Where it quietly breaks the rules
This system puts stablecoins first. That sounds obvious, but most chains treat them as an afterthought. Making the stable token the center of fees and settlement rewires incentives in subtle ways. Validators, relayers, and liquidity providers are now all tied to the stablecoin’s health. If the coin stumbles, the chain stumbles. A tiny design decision cascades into a lot of hidden dependencies.

Where convenience hides fragility
Gasless transfers are great they remove a big adoption barrier. But someone has to pay for them. Usually it’s a relayer. If volume spikes or relayers run into cost issues, that “free” experience starts cracking. Convenience is nice, but here it’s really just a dependency dressed up as a feature.

Bitcoin anchoring: real security or a hidden bottleneck?
Anchoring state to Bitcoin looks strong on paper. It signals neutrality and censorship resistance. But it also creates an external dependency. High BTC fees or irregular block times don’t break the protocol, but they slow settlement confidence. Security isn’t eliminated it’s just passed off to Bitcoin’s network. That’s a trade-off most people don’t notice.
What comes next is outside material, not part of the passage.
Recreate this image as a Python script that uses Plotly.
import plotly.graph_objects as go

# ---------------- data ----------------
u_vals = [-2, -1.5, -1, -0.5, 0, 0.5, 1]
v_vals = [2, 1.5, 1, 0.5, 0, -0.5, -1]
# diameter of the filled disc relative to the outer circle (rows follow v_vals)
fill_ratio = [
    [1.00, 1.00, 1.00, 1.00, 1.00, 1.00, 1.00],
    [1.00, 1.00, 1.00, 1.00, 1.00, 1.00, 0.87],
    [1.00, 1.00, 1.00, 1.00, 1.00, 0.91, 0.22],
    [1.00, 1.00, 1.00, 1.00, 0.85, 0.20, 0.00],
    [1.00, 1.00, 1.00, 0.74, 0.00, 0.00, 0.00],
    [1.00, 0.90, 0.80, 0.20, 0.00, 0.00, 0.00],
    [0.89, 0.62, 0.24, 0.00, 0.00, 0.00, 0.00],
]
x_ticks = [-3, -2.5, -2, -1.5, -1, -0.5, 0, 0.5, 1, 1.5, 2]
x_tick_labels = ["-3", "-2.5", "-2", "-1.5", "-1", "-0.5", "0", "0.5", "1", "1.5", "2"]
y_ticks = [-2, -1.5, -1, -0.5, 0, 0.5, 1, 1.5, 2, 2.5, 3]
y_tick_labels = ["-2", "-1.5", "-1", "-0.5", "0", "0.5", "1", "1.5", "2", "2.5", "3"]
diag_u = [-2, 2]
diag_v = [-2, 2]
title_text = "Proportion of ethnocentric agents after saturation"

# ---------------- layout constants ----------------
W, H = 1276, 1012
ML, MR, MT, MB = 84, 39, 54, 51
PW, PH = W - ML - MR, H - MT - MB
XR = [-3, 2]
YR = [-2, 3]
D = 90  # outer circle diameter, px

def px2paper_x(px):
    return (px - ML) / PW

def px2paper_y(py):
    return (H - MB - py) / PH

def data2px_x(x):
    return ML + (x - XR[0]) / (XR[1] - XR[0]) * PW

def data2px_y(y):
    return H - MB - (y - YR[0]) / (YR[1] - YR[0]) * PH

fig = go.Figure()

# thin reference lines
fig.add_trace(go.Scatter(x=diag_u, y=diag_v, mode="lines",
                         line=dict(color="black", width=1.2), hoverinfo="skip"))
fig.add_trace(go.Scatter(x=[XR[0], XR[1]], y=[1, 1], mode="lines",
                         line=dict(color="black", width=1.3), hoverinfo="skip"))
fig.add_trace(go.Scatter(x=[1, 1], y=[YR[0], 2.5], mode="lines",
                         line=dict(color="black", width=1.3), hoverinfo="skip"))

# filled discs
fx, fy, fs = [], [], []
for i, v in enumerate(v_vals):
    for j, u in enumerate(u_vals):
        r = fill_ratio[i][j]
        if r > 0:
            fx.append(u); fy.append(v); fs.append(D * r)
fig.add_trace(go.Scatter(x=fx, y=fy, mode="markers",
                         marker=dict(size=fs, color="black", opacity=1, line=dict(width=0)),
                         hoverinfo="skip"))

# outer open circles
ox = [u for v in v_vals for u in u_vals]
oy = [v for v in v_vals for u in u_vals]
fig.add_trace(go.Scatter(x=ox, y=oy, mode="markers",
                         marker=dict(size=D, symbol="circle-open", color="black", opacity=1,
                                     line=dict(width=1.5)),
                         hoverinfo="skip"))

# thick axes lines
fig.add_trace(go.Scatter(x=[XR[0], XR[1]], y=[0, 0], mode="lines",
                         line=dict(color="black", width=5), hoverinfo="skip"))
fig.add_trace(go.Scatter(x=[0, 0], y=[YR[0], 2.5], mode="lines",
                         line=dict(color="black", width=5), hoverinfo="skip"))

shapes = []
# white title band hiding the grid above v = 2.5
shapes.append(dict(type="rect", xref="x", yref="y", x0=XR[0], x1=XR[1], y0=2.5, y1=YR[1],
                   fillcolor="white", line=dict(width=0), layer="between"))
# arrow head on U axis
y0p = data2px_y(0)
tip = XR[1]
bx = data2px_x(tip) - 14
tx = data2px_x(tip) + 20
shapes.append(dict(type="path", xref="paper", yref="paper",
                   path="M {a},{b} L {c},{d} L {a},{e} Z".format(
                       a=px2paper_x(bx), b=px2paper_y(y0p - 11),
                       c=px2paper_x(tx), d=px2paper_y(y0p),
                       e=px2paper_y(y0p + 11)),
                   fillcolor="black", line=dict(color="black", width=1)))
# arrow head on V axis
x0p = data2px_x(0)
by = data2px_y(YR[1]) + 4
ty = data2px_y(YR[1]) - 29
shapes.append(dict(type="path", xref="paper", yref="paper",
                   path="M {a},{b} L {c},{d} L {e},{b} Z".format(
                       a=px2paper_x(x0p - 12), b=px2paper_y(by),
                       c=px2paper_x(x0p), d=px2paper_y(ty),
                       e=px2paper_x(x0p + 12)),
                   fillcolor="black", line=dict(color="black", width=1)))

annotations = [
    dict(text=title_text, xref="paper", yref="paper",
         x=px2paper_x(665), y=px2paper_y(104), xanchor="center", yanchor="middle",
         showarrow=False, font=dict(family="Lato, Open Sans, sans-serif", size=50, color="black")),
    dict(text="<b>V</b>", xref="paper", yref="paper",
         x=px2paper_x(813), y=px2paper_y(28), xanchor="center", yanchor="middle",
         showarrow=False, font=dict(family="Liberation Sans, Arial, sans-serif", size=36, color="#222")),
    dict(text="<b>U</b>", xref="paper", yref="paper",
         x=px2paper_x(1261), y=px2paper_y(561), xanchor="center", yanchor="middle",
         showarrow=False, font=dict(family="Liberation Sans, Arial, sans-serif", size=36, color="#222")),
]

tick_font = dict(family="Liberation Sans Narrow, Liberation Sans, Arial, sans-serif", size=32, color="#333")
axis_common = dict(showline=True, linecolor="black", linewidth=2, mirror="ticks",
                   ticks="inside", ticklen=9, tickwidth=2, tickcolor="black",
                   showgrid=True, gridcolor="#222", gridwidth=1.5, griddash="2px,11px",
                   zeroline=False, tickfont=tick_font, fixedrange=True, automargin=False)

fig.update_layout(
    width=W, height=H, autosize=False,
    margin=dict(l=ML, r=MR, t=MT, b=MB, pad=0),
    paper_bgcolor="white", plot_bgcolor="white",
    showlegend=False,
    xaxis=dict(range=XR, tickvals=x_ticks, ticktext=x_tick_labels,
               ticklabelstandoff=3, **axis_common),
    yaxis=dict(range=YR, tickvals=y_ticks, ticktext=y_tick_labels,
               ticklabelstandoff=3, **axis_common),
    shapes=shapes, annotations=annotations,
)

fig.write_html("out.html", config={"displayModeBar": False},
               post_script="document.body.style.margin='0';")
Scaling 10x: pressure-testing assumptions
What happens when ten times more people use the system? Liquidity, relayer throughput, and oracle reliability all get stretched. The stablecoin-first model looks tidy under normal load, but now contracts that assume instant settlement can break, MEV opportunities widen, and liquidity squeezes stress the network. Scale reveals fragilities that are invisible under calm conditions.

When incentives misalign
The market assumes incentives naturally align: validators want chain health, relayers want volume, issuers want adoption. Small misalignments a relayer fee cut, cost spike, or a delayed redemption cascade fast. Validators prioritize profitable transactions, relayers gate traffic, and market-makers widen spreads. Incentive misalignments that seem minor on paper can ripple into big operational problems.
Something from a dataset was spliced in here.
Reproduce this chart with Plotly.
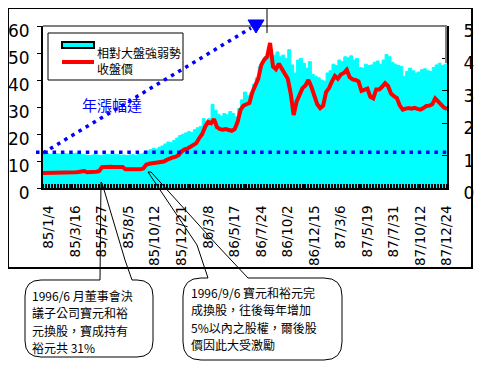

Under pressure: attacks or legal stress
Try a flood of cheap transfers or a regulator pressuring the stablecoin issuer. Gasless transfers can amplify attacks relayer subsidies vanish, validators are overwhelmed, prioritization becomes human judgment. And if regulators hit the stablecoin issuer, freeze powers or redemptions suddenly control the entire chain. Speed and UX can’t save you from legal or social levers and that’s baked into the design.

Trade-offs and mitigation
You can try to fix these issues, but every solution comes with a cost. Broaden validators → slower finality. Move fees back to the native token → volatility returns. Strengthen anchoring cadence → higher costs or fewer anchors. Every lever trades one property for another. What matters is whether designers have been honest about those trade-offs or left them hidden.
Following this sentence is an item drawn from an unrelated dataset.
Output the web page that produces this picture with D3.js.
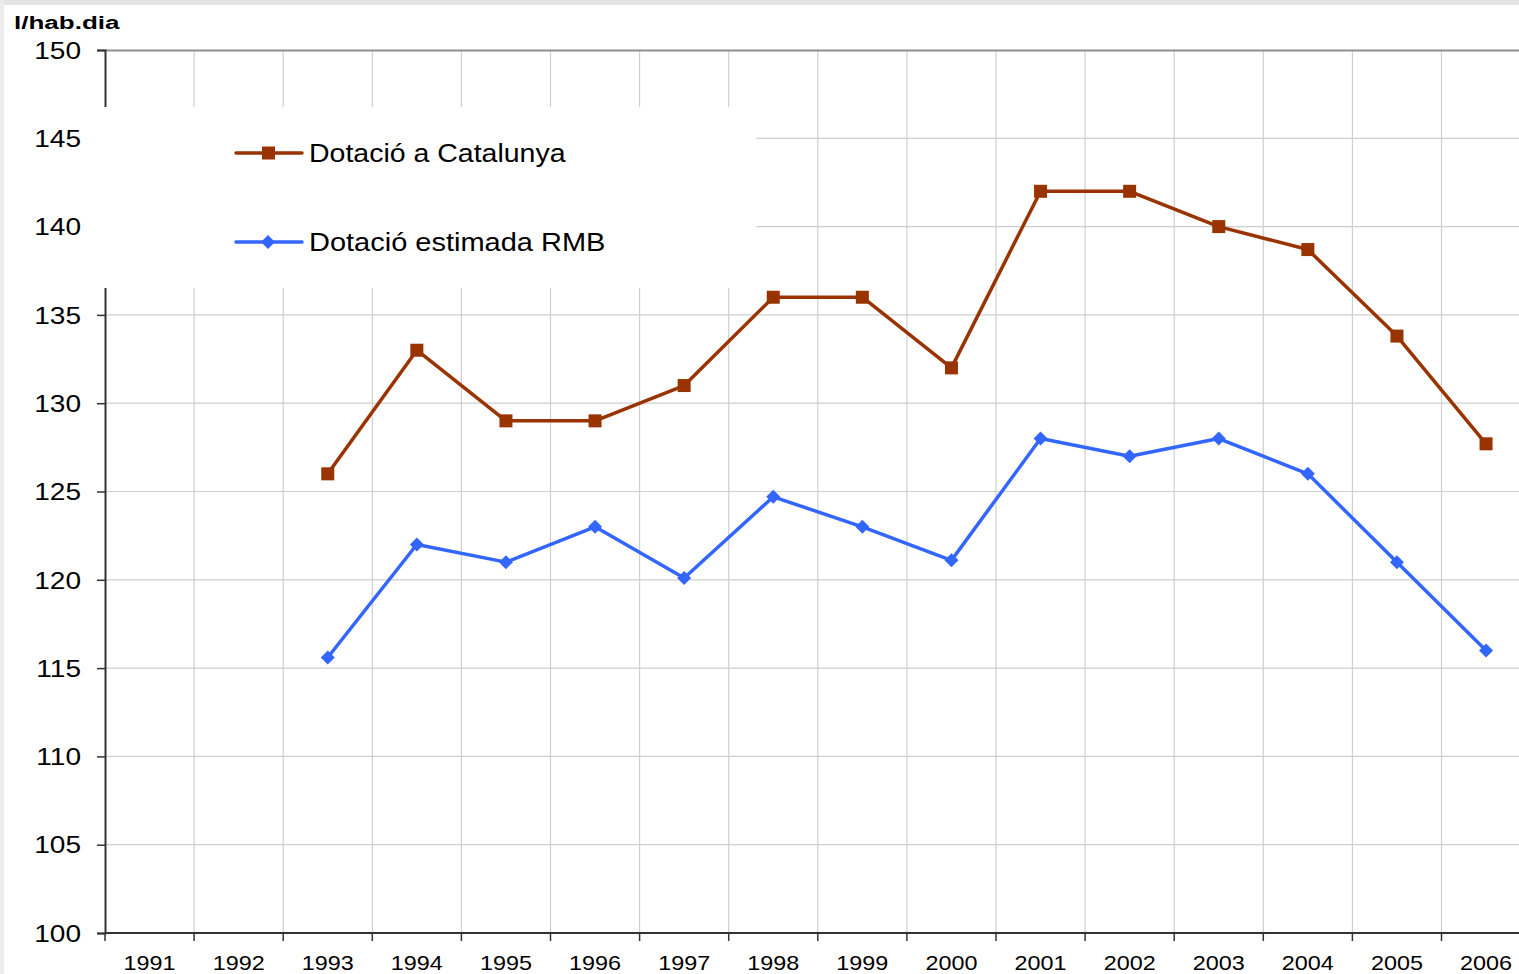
<!DOCTYPE html>
<html>
<head>
<meta charset="utf-8">
<script src="https://cdn.jsdelivr.net/npm/d3@7"></script>
<style>
  body { margin: 0; background: #fff; }
  svg { display: block; font-family: "Liberation Sans", Arial, sans-serif; }
</style>
</head>
<body>
<div id="chart-container"></div>
<script>
const years = ["1991","1992","1993","1994","1995","1996","1997","1998","1999","2000","2001","2002","2003","2004","2005","2006"];
const catalunya = [null, null, 126, 133, 129, 129, 131, 136, 136, 132, 142, 142, 140, 138.7, 133.8, 127.7];
const rmb = [null, null, 115.6, 122, 121, 123, 120.1, 124.7, 123, 121.1, 128, 127, 128, 126, 121, 116];
const yTicks = [100, 105, 110, 115, 120, 125, 130, 135, 140, 145, 150];
const seriesNames = ["Dotació a Catalunya", "Dotació estimada RMB"];

const W = 1519, H = 974;
const plotLeft = 105, plotTop = 50, plotBottom = 933;
const bandW = 89.1;

const svg = d3.select("#chart-container")
  .append("svg")
    .attr("width", W)
    .attr("height", H);

// light frame at the edges
svg.append("rect").attr("x", 0).attr("y", 0).attr("width", W).attr("height", 5).attr("fill", "#e4e4e4");
svg.append("rect").attr("x", 0).attr("y", 0).attr("width", 4).attr("height", H).attr("fill", "#ececec");

const x = d3.scaleBand()
  .domain(years)
  .range([plotLeft, plotLeft + bandW * years.length]);

const y = d3.scaleLinear()
  .domain([100, 150])
  .range([plotBottom, plotTop]);

// horizontal gridlines
svg.selectAll("yGrid")
  .data(yTicks.slice(1, -1))
  .join("line")
  .attr("x1", plotLeft)
  .attr("x2", W)
  .attr("y1", d => y(d))
  .attr("y2", d => y(d))
  .attr("stroke", "#cfcfcf")
  .attr("stroke-width", 1.2);

// vertical gridlines
svg.selectAll("xGrid")
  .data(years.slice(1))
  .join("line")
  .attr("x1", d => x(d))
  .attr("x2", d => x(d))
  .attr("y1", plotTop)
  .attr("y2", plotBottom)
  .attr("stroke", "#cfcfcf")
  .attr("stroke-width", 1.2);

// top border
svg.append("line")
  .attr("x1", plotLeft).attr("x2", W)
  .attr("y1", y(150) + 0.5).attr("y2", y(150) + 0.5)
  .attr("stroke", "#8f8f8f")
  .attr("stroke-width", 2);

// y axis
const yAxis = svg.append("g")
  .attr("transform", `translate(${plotLeft},0)`)
  .call(d3.axisLeft(y).tickValues(yTicks).tickSize(8).tickPadding(0).tickFormat(d3.format("d")));
yAxis.select(".domain").attr("stroke", "#333").attr("stroke-width", 2);
yAxis.selectAll(".tick line").attr("stroke", "#333").attr("stroke-width", 1.5);
yAxis.selectAll(".tick text").remove();
yAxis.selectAll(".tick")
  .append("g")
  .attr("transform", "translate(-24,0) scale(1.22,1)")
  .append("text")
  .attr("text-anchor", "end")
  .attr("dy", "0.36em")
  .attr("fill", "#000")
  .style("font-size", "23px")
  .text(d => d);

// x axis
const xAxis = svg.append("g")
  .attr("transform", `translate(0,${plotBottom})`)
  .call(d3.axisBottom(x).tickSize(0).tickPadding(0));
xAxis.select(".domain").attr("stroke", "#333").attr("stroke-width", 2).attr("d", `M${plotLeft},0H${W}`);
xAxis.selectAll(".tick text").remove();
xAxis.selectAll(".tick")
  .append("g")
  .attr("transform", "translate(0,37) scale(1.17,1)")
  .append("text")
  .attr("text-anchor", "middle")
  .attr("fill", "#000")
  .style("font-size", "20px")
  .text(d => d);

svg.selectAll("xTickMark")
  .data(years)
  .join("line")
  .attr("x1", d => x(d))
  .attr("x2", d => x(d))
  .attr("y1", plotBottom)
  .attr("y2", plotBottom + 8)
  .attr("stroke", "#333")
  .attr("stroke-width", 1.5);

// unit label
svg.append("g")
  .attr("transform", "translate(14,29) scale(1.37,1)")
  .append("text")
  .style("font-size", "19px")
  .style("font-weight", "bold")
  .attr("fill", "#000")
  .text("l/hab.dia");

// legend box (covers the grid like the original)
svg.append("rect")
  .attr("x", 81).attr("y", 107)
  .attr("width", 675).attr("height", 181)
  .attr("fill", "#fff");

const colors = ["#993300", "#3366ff"];
const seriesData = [catalunya, rmb];

const line = d3.line()
  .defined(d => d.v != null)
  .x(d => x(d.year) + x.bandwidth() / 2)
  .y(d => y(d.v));

seriesData.forEach((vals, si) => {
  const pts = years.map((yr, i) => ({ year: yr, v: vals[i] }));
  svg.append("path")
    .datum(pts)
    .attr("fill", "none")
    .attr("stroke", colors[si])
    .attr("stroke-width", 3.5)
    .attr("stroke-linejoin", "round")
    .attr("d", line);

  const valid = pts.filter(d => d.v != null);
  if (si === 0) {
    svg.selectAll("sq")
      .data(valid)
      .join("rect")
      .attr("x", d => x(d.year) + x.bandwidth() / 2 - 6.5)
      .attr("y", d => y(d.v) - 6.5)
      .attr("width", 13)
      .attr("height", 13)
      .attr("fill", colors[si]);
  } else {
    svg.selectAll("dm")
      .data(valid)
      .join("path")
      .attr("transform", d => `translate(${x(d.year) + x.bandwidth() / 2},${y(d.v)})`)
      .attr("d", "M0,-7L7,0L0,7L-7,0Z")
      .attr("fill", colors[si]);
  }
});

// legend entries
const legendY = [153, 242];
const legendScale = [1.14, 1.16];
seriesNames.forEach((name, i) => {
  const g = svg.append("g").attr("transform", `translate(236,${legendY[i]})`);
  g.append("line")
    .attr("x1", 0).attr("x2", 66)
    .attr("stroke", colors[i])
    .attr("stroke-width", 3.5)
    .attr("stroke-linecap", "round");
  if (i === 0) {
    g.append("rect").attr("x", 26).attr("y", -6.5).attr("width", 13).attr("height", 13).attr("fill", colors[i]);
  } else {
    g.append("path").attr("transform", "translate(32,0)").attr("d", "M0,-7L7,0L0,7L-7,0Z").attr("fill", colors[i]);
  }
  g.append("g")
    .attr("transform", `translate(73,9) scale(${legendScale[i]},1)`)
    .append("text")
    .style("font-size", "25px")
    .attr("fill", "#000")
    .text(name);
});
</script>
</body>
</html>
What would break my skepticism
If stress tests show decentralized validators, solvent relayers without ongoing subsidies, and Bitcoin anchoring holding up during BTC spikes, I’d rethink my view. If stablecoin issuers can’t unilaterally freeze activity or we see that control isn’t necessary my concerns fade.

What would strengthen it
If relayer economics are resilient, validators are distributed globally, and deployments survive load spikes and regional outages, that’s credibility. Evidence showing no subsidy cliffs or cascading incentive failures would make the system far more convincing.

What I’m waiting for next
Specifically: (a) stress test results under heavy synthetic load, including finality, reorgs, and validator participation; (b) on chain data showing relayer behavior under high traffic and rising fees; (c) timestamped Bitcoin anchor reports proving consistency during congestion. Those numbers turn theory into evidence.

I’m not saying this system is doomed. I’m saying it compresses a lot of hidden trade offs into UX promises. And those trade-offs only become obvious under stress, scale, or legal pressure. That’s the moment you find out if it’s real plumbin or just a polished illusion.